No compromise with opposition on street protests, says Zahid
KUALA LUMPUR, May 18 — Putrajaya will not compromise but will take stern action against Pakatan Rakyat (PR) if it foments chaos on the streets, says Home Minister Datuk Seri Ahmad Zahid Hamidi .
Umno-owned daily Utusan Malaysia reported Ahmad Zahid today as saying that prevention was better than cure, after tens of thousands of Malaysians thronged six PR rallies across the country to protest against alleged vote-rigging in Election 2013.
“I will not give warning, but just wait for stern action,” Ahmad Zahid (picture) was quoted as saying by the Malay-language daily.
The Malay broadsheet’s front page today was headlined “KDN: Tiada kompromi (KDN: No compromise)” and the newly-minted home minister was quoted as saying: “Prevention is better than cure, and the price of early prevention is cheaper than solving problems after.”
More than 100 people were arrested under the Internal Security Act (ISA) in 1987 in an operation dubbed Ops Lalang that was carried out amid rising political tensions, the second-largest ISA swoop in Malaysian history since the May 13, 1969 race riots.
But the ISA, which allows for detention without trial, was abolished in 2012 and replaced with the Security Offences (Special Measures) Act (SOSMA) that removes the government’s option to detain without trial.
Human rights activists, however, have criticised the new law for giving the government broad powers to deem any form of opposition a threat and to prosecute them.
Opposition Leader Datuk Seri Anwar Ibrahim has rallied against the legitimacy of the Barisan Nasional (BN) government, saying that the May 5 general election was tainted with electoral fraud.
BN won just 133 federal seats, ceding an additional seven seats to PR, and lost the popular vote for the first time since 1969 when it contested as the Alliance party then.
Ahmad Zahid wrote in Utusan Malaysia last Thursday that Malaysians who were unhappy with the country’s first-past-the-post voting system should migrate to other countries that had different voting systems.
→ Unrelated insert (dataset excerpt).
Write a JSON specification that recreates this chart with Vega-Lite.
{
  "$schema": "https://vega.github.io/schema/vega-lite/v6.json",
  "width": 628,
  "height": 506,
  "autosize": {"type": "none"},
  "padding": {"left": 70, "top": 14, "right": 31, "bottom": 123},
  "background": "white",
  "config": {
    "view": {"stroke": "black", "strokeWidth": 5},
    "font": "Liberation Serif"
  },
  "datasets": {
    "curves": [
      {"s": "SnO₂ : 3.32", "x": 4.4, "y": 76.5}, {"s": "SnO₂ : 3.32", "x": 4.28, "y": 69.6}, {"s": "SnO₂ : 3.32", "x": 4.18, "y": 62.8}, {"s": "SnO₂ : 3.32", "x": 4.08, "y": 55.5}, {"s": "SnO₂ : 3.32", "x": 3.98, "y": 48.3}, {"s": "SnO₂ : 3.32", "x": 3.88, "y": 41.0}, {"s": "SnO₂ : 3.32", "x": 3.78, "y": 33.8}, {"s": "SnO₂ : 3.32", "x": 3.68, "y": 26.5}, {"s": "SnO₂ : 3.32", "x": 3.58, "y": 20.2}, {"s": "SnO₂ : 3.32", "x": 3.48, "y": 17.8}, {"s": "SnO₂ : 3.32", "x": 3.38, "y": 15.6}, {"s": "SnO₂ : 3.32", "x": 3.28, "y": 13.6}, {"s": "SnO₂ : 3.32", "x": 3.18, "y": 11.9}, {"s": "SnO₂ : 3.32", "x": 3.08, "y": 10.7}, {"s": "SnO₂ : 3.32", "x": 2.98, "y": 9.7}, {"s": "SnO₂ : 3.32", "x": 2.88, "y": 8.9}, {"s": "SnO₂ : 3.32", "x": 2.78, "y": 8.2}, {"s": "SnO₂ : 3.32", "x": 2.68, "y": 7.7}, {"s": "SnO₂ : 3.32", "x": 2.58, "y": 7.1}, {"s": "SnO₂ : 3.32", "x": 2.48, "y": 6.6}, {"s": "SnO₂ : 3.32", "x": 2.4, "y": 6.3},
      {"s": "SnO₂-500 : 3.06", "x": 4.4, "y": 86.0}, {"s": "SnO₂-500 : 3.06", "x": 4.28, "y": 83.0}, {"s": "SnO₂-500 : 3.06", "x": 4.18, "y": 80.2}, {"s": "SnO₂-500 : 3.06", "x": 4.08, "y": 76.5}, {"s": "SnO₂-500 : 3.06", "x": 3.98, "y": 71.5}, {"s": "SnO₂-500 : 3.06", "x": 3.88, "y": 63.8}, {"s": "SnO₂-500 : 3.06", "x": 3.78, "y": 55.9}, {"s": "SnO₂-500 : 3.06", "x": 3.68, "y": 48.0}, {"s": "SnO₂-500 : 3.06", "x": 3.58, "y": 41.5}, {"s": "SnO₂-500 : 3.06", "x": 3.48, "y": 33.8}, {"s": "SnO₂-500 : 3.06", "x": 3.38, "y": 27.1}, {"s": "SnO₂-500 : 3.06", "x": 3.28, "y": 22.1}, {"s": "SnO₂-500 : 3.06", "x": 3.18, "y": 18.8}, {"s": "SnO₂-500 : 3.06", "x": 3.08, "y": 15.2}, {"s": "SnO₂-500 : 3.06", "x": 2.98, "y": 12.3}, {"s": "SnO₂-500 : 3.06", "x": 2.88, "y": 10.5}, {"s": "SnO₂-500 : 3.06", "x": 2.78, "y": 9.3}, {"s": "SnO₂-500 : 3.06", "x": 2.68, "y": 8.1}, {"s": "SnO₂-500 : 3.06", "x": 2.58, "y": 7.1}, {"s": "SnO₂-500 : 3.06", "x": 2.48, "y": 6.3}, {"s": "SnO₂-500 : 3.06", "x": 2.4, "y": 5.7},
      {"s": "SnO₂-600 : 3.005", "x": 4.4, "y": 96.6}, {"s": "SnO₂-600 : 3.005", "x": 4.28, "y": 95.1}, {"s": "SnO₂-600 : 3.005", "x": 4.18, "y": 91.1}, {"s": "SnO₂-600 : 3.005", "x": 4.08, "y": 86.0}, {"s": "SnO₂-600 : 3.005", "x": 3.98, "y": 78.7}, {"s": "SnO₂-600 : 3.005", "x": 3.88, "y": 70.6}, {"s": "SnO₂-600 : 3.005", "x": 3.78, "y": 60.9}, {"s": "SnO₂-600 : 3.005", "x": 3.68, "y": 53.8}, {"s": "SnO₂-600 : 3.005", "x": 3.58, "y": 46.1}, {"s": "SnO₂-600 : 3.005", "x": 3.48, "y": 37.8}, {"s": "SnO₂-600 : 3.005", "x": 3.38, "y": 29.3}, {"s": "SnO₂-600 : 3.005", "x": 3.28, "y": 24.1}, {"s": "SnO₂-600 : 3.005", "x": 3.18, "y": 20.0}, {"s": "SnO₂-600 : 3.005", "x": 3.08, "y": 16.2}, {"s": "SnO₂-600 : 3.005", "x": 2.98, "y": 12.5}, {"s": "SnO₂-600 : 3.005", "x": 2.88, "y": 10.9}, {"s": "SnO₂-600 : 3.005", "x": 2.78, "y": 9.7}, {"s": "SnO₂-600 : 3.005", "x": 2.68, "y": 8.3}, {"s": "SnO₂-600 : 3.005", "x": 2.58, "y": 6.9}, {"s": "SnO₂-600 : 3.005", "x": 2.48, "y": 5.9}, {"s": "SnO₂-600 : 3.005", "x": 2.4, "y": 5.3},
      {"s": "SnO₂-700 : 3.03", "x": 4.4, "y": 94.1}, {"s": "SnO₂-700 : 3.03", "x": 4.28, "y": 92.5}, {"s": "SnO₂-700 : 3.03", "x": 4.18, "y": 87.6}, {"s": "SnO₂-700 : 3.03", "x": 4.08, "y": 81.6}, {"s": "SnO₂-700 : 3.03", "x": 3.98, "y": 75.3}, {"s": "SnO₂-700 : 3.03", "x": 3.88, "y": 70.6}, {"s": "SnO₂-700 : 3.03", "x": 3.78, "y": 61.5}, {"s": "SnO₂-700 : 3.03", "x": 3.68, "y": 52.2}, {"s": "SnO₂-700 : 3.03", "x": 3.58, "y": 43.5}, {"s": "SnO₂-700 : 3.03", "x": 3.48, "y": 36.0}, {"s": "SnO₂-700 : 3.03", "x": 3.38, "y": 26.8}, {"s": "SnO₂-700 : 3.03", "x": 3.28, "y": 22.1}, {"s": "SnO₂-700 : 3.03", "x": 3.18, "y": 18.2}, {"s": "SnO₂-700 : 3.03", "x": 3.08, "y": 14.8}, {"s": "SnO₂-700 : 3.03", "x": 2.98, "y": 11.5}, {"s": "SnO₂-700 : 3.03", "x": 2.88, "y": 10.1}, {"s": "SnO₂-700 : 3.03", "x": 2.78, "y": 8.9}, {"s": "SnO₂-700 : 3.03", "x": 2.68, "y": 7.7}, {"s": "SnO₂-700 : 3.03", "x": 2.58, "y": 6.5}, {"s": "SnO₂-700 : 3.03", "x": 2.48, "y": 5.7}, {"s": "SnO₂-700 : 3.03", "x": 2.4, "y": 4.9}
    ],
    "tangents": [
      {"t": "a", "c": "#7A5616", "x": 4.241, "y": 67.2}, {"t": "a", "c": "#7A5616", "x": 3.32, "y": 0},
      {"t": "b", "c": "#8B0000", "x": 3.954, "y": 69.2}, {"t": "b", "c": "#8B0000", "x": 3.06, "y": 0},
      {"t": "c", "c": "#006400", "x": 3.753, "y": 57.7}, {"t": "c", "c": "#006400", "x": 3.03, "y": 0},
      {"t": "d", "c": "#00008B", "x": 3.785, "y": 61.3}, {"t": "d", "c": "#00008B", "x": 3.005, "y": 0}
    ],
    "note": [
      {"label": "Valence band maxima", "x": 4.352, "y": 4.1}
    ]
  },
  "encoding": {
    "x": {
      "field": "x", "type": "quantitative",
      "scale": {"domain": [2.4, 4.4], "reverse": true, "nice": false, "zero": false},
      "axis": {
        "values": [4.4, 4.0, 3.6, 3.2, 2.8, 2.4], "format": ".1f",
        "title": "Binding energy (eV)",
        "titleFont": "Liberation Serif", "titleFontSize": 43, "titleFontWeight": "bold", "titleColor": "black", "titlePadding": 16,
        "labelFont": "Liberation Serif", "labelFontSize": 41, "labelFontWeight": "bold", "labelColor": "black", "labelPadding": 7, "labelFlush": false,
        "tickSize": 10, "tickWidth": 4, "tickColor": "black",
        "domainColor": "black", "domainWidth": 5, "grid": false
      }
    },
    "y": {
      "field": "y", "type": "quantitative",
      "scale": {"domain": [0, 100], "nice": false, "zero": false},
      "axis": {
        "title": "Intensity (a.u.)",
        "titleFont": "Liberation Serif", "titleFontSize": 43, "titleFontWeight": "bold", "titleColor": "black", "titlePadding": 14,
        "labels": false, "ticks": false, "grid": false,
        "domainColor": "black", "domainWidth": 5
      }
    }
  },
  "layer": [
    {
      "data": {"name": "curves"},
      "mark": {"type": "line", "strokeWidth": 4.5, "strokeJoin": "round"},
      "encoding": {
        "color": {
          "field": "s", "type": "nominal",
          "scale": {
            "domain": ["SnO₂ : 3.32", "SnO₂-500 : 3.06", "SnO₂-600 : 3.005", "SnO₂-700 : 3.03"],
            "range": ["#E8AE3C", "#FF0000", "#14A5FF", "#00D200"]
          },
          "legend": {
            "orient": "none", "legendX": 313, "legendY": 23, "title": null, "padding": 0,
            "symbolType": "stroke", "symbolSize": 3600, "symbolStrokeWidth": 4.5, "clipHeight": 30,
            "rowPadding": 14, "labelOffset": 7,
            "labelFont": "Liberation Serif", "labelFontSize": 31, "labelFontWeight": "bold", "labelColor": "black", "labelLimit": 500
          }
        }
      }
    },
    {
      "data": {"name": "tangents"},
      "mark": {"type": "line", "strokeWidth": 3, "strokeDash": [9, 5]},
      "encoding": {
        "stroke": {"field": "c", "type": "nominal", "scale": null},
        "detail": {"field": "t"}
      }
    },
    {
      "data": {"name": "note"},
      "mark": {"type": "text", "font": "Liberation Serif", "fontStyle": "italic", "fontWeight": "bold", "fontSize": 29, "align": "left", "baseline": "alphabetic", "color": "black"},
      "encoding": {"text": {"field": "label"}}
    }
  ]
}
The Umno vice-president pointed out that Malaysians needed to accept PR’s failure to win federal power in Malaysia’s first-past-the-post system, although the pact had won the popular vote.
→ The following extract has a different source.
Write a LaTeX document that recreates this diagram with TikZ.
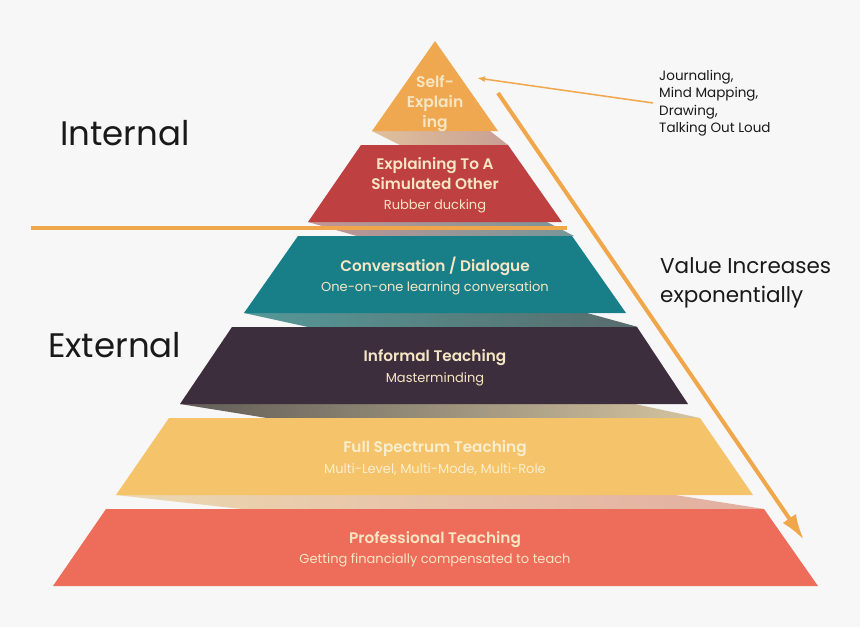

English daily The Star reported Ahmad Zahid today as defending his statement, saying that his remarks were taken out of context.
“I actually said those who are not confident of our political systems to ‘berhijrah’ (migrate) to countries with political systems that suited them,” he said.
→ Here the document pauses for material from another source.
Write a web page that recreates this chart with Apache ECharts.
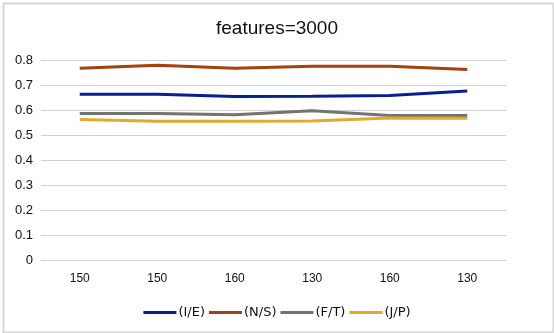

“I am not being racist... I am just being practical in saying such groups should go to countries where they can translate their political beliefs into reality,” Ahmad Zahid added.
Yesterday, the DAP criticised Ahmad Zahid, saying that the home minister’s remarks smacked of “arrogance and contempt” and reflected the “hypocrisy” of the BN government that Prime Minister Datuk Seri Najib Razak has promised will be inclusive.
DAP publicity chief Tony Pua pointed out that although the first-past-the-post system allows political parties or coalitions to win elections despite losing the popular vote, Malaysia’s electoral boundaries have been “excessively corrupted” over the decades.
The Petaling Jaya Utara MP noted that in Election 2013, the smallest federal constituencies like Putrajaya and Padang Rengas, which were won by BN, have 15,791 and 28,518 voters respectively compared to the largest constituencies like Kapar and Serdang, which were won by PR, that have a whopping 144,159 and 133,139 voters respectively.
He said that such “ridiculous discrepancies” would not be found in other countries that also practised the first-past-the-post system like the United Kingdom and Australia.